July 31, 2017
Early on the morning of July 28th, members of the U.S. Senate voted 49-51 to reject a "skinny" version of a bill to repeal and replace the Affordable Care Act (ACA), called the Health Care Freedom Act. This followed 20-hours of heated debate and several other failed attempts in the Senate over the past weeks to repeal and/or replace the ACA.
Like the American Health Care Act passed by the House of Representatives on May 4, 2017, and the Senate's own repeal and replacement bill, the Better Care Reconciliation Act, as amended, the Health Care Freedom Act would have repealed the ACA's individual and employer mandate penalties, effective retroactively to December 31, 2015. However, the employer mandate repeal would have only been effective through 2024, and most other ACA provisions would have remained intact, including the reporting requirements under Internal Revenue Code Sections 6055 and 6056.

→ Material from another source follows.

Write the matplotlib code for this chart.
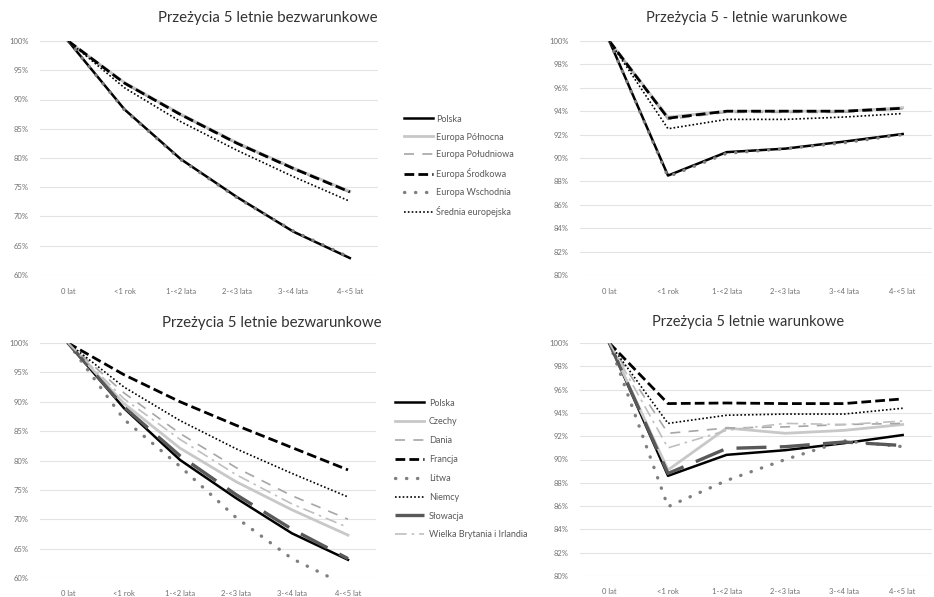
import matplotlib.pyplot as plt
from matplotlib.ticker import PercentFormatter

plt.rcParams['font.family'] = ['Lato', 'DejaVu Sans']

# Kategorie czasu od diagnozy
okresy = ['0 lat', '<1 rok', '1-<2 lata', '2-<3 lata', '3-<4 lata', '4-<5 lat']

# Regiony Europy - przeżycia bezwarunkowe (%)
reg_nazwy = ['Polska', 'Europa Północna', 'Europa Południowa', 'Europa Środkowa',
             'Europa Wschodnia', 'Średnia europejska']
reg_bezw = [
    [100, 88.3, 79.8, 73.3, 67.4, 62.9],
    [100, 92.9, 87.5, 82.6, 78.3, 74.3],
    [100, 92.7, 87.3, 82.4, 78.1, 74.1],
    [100, 92.8, 87.4, 82.5, 78.2, 74.2],
    [100, 88.2, 79.7, 73.2, 67.5, 63.0],
    [100, 92.0, 86.2, 81.3, 76.8, 72.6],
]
# Regiony Europy - przeżycia warunkowe (%)
reg_war = [
    [100, 88.5, 90.5, 90.8, 91.4, 92.05],
    [100, 93.5, 94.0, 94.0, 94.0, 94.3],
    [100, 93.3, 93.9, 93.9, 93.9, 94.2],
    [100, 93.4, 94.0, 94.0, 94.0, 94.25],
    [100, 88.4, 90.4, 90.8, 91.3, 92.0],
    [100, 92.5, 93.3, 93.3, 93.5, 93.8],
]

# Kraje - przeżycia bezwarunkowe (%)
kraje = ['Polska', 'Czechy', 'Dania', 'Francja', 'Litwa', 'Niemcy', 'Słowacja',
         'Wielka Brytania i Irlandia']
kraje_bezw = [
    [100, 88.9, 80.1, 73.6, 67.6, 63.1],
    [100, 89.7, 82.1, 76.4, 71.6, 67.3],
    [100, 91.5, 84.6, 78.8, 74.0, 70.0],
    [100, 94.6, 90.0, 86.0, 82.2, 78.4],
    [100, 87.0, 79.0, 70.3, 63.3, 58.6],
    [100, 92.5, 86.8, 82.0, 77.8, 73.8],
    [100, 89.1, 80.8, 74.2, 68.3, 63.3],
    [100, 90.5, 83.6, 77.6, 72.6, 68.6],
]
# Kraje - przeżycia warunkowe (%)
kraje_war = [
    [100, 88.6, 90.4, 90.8, 91.4, 92.1],
    [100, 89.1, 92.7, 92.25, 92.5, 93.0],
    [100, 92.25, 92.7, 92.8, 93.0, 93.1],
    [100, 94.8, 94.85, 94.8, 94.8, 95.2],
    [100, 85.95, 88.2, 90.0, 91.6, 91.1],
    [100, 93.1, 93.8, 93.9, 93.9, 94.4],
    [100, 88.8, 90.95, 91.1, 91.5, 91.2],
    [100, 91.0, 92.5, 93.1, 93.0, 93.3],
]

# style linii (kolor, grubość, kreskowanie)
styl_polska = dict(color='black', lw=1.8, ls='-')
styl_jasny = dict(color='#c8c8c8', lw=2.0, ls='-')
styl_kreska = dict(color='#a6a6a6', lw=1.2, ls=(0, (6, 5)))
styl_gruba_kreska = dict(color='black', lw=2.0, ls=(0, (3.5, 1.5)))
styl_kropki = dict(color='#7f7f7f', lw=2.4, ls=(0, (0.1, 3.2)), dash_capstyle='round')
styl_gesto = dict(color='black', lw=1.2, ls=(0, (1, 1.3)))
styl_slowacja = dict(color='#595959', lw=2.4, ls=(0, (9, 4)))
styl_wb = dict(color='#bfbfbf', lw=1.2, ls=(0, (7, 3, 1.5, 3)))

style_reg = [styl_polska, styl_jasny, styl_kreska, styl_gruba_kreska, styl_kropki, styl_gesto]
style_kraje = [styl_polska, styl_jasny, styl_kreska, styl_gruba_kreska, styl_kropki, styl_gesto,
               styl_slowacja, styl_wb]

W, H = 934, 597
fig = plt.figure(figsize=(W / 100, H / 100), dpi=100)


def osie(x0, y0, x1, y1):
    return fig.add_axes([x0 / W, 1 - y1 / H, (x1 - x0) / W, (y1 - y0) / H])


def wykres(ax, serie, style, ymin, krok):
    x = range(len(okresy))
    for wart, st in zip(serie, style):
        ax.plot(x, wart, **st)
    ax.set_xlim(-0.5, len(okresy) - 0.5)
    ax.set_ylim(ymin, 100)
    ticks = [ymin + i * krok for i in range(int(round((100 - ymin) / krok)) + 1)]
    ax.set_yticks(ticks)
    ax.yaxis.set_major_formatter(PercentFormatter(decimals=0))
    ax.set_xticks(list(x))
    ax.set_xticklabels(okresy)
    ax.grid(axis='y', color='#e3e3e3', lw=0.8)
    ax.set_axisbelow(True)
    for s in ax.spines.values():
        s.set_visible(False)
    ax.tick_params(length=0, labelsize=5.5, labelcolor='#707070', pad=8)
    ax.tick_params(axis='x', pad=9)


ax1 = osie(40, 41, 378, 275)
wykres(ax1, reg_bezw, style_reg, 60, 5)
ax2 = osie(580, 41, 932, 275)
wykres(ax2, reg_war, style_reg, 80, 2)
ax3 = osie(40, 343, 376, 578)
wykres(ax3, kraje_bezw, style_kraje, 60, 5)
ax4 = osie(580, 343, 932, 576)
wykres(ax4, kraje_war, style_kraje, 80, 2)

# tytuły
fig.text(268 / W, 1 - 18 / H, 'Przeżycia 5 letnie bezwarunkowe', ha='center', va='center',
         fontsize=10.8, color='#333333')
fig.text(747 / W, 1 - 18 / H, 'Przeżycia 5 - letnie warunkowe', ha='center', va='center',
         fontsize=10.5, color='#333333')
fig.text(272 / W, 1 - 323 / H, 'Przeżycia 5 letnie bezwarunkowe', ha='center', va='center',
         fontsize=10.8, color='#333333')
fig.text(748 / W, 1 - 322 / H, 'Przeżycia 5 letnie warunkowe', ha='center', va='center',
         fontsize=10.5, color='#333333')

# legendy
leg1 = fig.legend(ax1.get_lines(), reg_nazwy, loc='upper left',
                  bbox_to_anchor=(400 / W, 1 - 111 / H), frameon=False, fontsize=6.5,
                  handlelength=3.3, handletextpad=0.3, labelspacing=0.99, borderaxespad=0)
leg2 = fig.legend(ax3.get_lines(), kraje, loc='upper left',
                  bbox_to_anchor=(391 / W, 1 - 395 / H), frameon=False, fontsize=6.5,
                  handlelength=3.3, handletextpad=0.5, labelspacing=1.09, borderaxespad=0)
for leg in (leg1, leg2):
    for t in leg.get_texts():
        t.set_color('#595959')

fig.savefig('out.png', dpi=100, facecolor='white')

Because the Senate was unable to pass any ACA repeal or replacement bill, the Republicans' current effort to repeal and replace the ACA, is effectively ended -- at least for the time being. The ACA remains current law, and employers must continue to comply with all applicable ACA provisions, pending additional legislative developments or guidance to the contrary.
Following the vote, Senator McConnell indicated that Republicans now intend to focus on other legislative issues, although they remain committed to repealing the ACA. For example, the Senate may choose to reintroduce the Health Care Freedom Act, or pursue its own ACA repeal and replacement in the future, this time possibly working with the Democrats to come up with a solution. It has been reported that such a bipartisan effort is underway in the House of Representatives to do just that. Whether any of these efforts will gain traction is anyone's guess, however. It is also possible that the Trump Administration, through Executive Action, could pursue other ways to repeal and/or replace the ACA, including cutting off funding for ACA's subsidies and not enforcing specific ACA regulations.